* **Supplied data**
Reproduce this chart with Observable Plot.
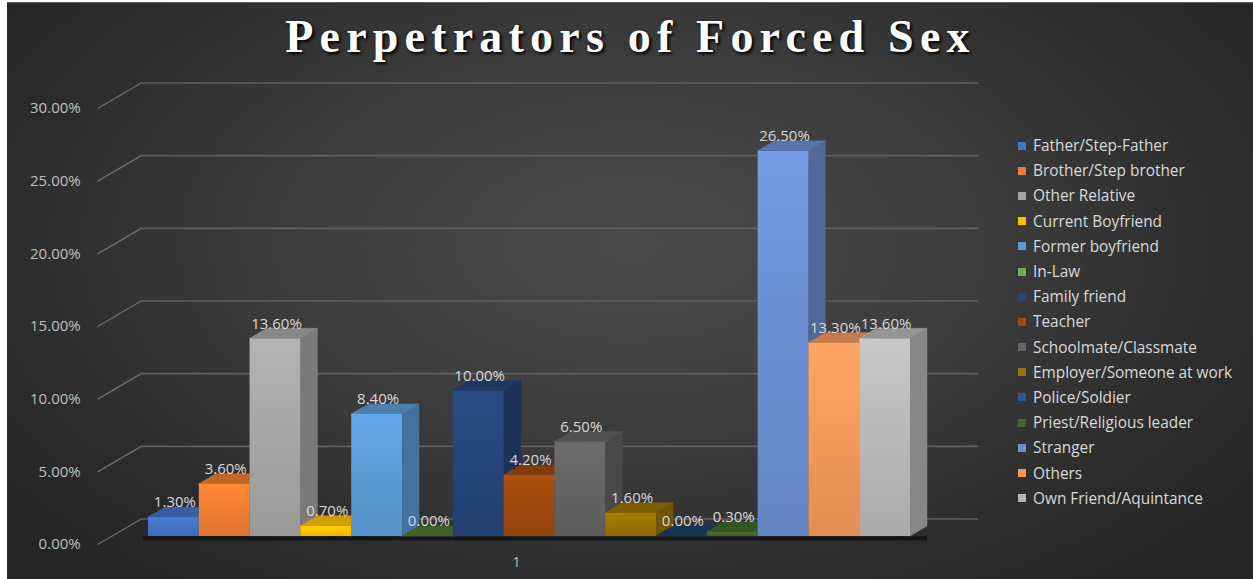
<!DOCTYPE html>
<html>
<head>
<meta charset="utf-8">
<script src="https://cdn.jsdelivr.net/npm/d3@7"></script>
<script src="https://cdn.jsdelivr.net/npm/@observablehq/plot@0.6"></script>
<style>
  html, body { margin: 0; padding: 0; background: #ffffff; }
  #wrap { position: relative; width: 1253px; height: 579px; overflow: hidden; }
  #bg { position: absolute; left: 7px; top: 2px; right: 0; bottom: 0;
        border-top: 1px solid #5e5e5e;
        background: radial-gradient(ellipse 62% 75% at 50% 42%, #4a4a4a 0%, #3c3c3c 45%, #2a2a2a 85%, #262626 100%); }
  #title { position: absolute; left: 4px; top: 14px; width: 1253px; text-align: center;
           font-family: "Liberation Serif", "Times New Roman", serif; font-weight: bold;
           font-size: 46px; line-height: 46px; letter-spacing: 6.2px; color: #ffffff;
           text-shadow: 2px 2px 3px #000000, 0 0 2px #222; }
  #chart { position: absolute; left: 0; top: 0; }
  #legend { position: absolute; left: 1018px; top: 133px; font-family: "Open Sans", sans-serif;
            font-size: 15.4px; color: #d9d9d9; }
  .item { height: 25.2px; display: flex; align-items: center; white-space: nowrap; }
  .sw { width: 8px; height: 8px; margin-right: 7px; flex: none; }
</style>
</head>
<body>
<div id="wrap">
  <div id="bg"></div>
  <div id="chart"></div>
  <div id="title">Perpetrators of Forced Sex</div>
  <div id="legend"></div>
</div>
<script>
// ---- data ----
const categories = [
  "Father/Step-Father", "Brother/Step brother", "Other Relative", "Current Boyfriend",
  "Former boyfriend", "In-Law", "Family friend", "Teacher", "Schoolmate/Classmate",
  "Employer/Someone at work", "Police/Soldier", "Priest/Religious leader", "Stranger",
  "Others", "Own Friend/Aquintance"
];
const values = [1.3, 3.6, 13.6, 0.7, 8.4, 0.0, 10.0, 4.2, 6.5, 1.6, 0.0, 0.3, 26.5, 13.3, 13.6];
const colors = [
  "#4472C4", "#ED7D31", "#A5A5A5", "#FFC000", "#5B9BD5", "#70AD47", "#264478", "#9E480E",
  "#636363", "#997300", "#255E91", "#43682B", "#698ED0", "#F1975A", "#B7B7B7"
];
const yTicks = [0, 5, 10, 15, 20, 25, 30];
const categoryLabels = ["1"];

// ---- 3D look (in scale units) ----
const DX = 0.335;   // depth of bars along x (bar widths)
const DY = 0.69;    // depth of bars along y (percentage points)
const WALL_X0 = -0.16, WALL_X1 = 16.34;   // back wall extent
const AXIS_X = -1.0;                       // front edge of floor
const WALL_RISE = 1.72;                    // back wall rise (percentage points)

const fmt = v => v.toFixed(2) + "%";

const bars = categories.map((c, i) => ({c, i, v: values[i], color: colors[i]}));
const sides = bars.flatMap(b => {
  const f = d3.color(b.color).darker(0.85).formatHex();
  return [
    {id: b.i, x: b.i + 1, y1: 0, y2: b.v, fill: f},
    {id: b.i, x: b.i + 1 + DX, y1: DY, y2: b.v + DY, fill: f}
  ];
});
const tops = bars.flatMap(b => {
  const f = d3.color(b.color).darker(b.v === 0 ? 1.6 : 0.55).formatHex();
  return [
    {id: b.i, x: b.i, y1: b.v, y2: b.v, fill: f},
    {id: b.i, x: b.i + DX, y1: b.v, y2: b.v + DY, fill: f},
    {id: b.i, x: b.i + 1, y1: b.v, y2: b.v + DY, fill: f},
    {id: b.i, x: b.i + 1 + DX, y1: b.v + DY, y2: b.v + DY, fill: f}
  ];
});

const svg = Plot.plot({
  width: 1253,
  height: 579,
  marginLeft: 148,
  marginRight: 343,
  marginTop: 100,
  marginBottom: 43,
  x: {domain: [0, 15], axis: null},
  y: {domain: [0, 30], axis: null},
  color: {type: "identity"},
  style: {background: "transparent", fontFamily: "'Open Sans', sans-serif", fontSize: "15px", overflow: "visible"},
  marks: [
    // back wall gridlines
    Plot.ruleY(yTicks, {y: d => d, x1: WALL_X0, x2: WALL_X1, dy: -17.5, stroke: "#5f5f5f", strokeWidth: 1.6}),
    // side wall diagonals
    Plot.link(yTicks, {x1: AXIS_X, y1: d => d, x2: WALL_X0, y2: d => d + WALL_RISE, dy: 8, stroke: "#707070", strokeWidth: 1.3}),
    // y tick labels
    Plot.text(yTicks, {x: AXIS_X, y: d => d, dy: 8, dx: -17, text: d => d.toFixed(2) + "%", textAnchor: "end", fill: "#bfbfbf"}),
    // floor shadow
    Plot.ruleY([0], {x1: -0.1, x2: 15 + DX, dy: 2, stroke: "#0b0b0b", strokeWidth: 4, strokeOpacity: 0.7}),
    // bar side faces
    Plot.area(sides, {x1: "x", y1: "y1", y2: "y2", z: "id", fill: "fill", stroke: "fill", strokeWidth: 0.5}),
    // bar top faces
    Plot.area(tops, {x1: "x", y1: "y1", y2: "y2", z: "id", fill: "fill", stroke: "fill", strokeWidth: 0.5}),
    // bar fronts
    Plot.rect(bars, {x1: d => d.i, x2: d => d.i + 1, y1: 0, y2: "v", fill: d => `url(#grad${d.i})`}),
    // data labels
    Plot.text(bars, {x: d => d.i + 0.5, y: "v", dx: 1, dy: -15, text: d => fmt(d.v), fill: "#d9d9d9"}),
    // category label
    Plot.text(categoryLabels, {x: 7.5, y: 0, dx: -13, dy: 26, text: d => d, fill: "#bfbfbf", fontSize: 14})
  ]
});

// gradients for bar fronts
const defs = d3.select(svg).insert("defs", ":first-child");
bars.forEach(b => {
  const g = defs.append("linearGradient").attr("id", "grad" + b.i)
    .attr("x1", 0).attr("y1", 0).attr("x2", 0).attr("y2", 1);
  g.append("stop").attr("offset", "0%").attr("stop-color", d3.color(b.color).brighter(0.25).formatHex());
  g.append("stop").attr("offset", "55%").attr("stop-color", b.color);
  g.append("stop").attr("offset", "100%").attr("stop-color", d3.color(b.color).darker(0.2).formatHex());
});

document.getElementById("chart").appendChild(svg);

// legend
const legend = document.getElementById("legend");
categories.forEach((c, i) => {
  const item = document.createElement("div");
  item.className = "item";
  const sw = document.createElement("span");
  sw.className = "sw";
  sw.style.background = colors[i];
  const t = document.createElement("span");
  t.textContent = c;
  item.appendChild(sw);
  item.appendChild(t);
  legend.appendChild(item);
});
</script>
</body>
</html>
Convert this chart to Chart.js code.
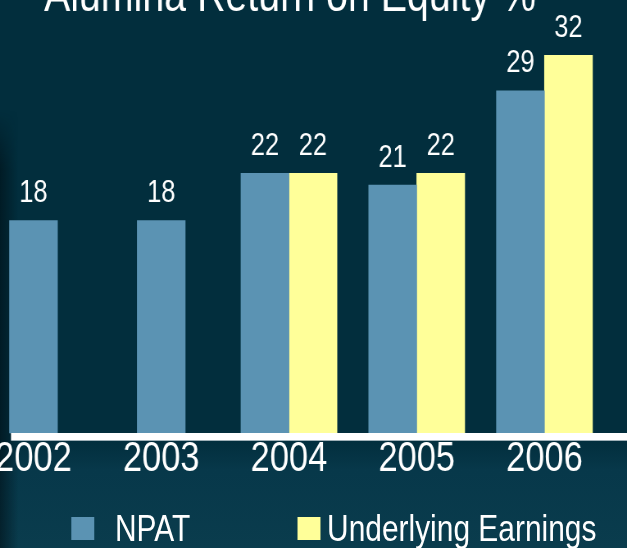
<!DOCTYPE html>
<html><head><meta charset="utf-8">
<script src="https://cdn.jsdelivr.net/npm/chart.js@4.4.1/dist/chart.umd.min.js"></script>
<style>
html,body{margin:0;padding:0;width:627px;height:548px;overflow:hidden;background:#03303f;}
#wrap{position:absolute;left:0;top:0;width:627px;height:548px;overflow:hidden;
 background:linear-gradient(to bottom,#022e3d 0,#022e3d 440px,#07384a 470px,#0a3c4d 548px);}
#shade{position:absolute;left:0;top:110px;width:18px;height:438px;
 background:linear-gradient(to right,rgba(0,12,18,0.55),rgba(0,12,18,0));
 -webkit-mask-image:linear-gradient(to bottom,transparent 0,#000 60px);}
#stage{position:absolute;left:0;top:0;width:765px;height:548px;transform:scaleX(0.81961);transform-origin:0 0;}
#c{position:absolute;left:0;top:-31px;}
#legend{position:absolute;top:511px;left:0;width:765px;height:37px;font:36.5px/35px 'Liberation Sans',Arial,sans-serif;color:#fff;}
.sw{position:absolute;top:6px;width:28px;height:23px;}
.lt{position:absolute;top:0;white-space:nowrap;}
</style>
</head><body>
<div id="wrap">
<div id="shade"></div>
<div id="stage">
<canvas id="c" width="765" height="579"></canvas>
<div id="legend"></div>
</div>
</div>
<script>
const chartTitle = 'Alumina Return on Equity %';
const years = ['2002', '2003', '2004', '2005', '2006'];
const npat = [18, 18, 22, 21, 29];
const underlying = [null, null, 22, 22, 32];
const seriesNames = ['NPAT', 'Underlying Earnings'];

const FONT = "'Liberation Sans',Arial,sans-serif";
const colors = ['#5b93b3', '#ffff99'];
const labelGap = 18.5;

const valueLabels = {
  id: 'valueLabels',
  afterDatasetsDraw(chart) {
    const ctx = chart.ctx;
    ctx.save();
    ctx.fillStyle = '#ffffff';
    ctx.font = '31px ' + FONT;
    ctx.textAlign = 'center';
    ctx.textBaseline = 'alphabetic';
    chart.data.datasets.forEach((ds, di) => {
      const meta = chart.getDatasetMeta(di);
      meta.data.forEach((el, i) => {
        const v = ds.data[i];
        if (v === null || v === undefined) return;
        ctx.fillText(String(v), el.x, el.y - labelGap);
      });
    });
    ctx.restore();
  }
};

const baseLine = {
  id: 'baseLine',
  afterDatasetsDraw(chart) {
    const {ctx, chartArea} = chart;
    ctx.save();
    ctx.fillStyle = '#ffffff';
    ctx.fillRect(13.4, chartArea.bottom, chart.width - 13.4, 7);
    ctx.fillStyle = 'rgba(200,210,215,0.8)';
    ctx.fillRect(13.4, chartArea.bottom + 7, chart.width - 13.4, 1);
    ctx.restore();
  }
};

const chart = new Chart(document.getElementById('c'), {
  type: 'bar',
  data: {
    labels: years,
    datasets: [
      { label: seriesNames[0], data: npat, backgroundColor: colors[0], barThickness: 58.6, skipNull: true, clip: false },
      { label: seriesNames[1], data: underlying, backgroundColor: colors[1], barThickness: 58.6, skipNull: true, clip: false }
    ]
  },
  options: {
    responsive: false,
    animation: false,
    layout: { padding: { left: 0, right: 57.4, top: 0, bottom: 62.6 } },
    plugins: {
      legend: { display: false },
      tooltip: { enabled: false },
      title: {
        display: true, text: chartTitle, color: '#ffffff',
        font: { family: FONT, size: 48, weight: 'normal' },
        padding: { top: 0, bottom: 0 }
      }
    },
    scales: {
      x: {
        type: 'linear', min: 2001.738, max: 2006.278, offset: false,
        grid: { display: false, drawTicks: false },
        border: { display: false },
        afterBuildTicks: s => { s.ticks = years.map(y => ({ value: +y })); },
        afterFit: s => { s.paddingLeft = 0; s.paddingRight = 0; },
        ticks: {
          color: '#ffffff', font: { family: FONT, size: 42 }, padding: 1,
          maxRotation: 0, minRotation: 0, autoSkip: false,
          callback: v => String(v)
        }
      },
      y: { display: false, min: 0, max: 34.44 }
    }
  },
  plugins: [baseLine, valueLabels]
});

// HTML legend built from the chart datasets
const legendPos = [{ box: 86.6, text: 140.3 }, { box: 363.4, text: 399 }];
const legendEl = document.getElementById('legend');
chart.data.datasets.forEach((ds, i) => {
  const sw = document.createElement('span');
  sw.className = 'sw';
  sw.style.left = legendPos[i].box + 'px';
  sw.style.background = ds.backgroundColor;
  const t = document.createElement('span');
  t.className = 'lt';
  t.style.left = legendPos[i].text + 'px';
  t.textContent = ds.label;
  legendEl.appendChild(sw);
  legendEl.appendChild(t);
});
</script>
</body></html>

* **Task to complete**
Gather each line in these records that contains the string "this".

* **Result below**
Reproduce this chart with Observable Plot.
Convert this chart to Chart.js code.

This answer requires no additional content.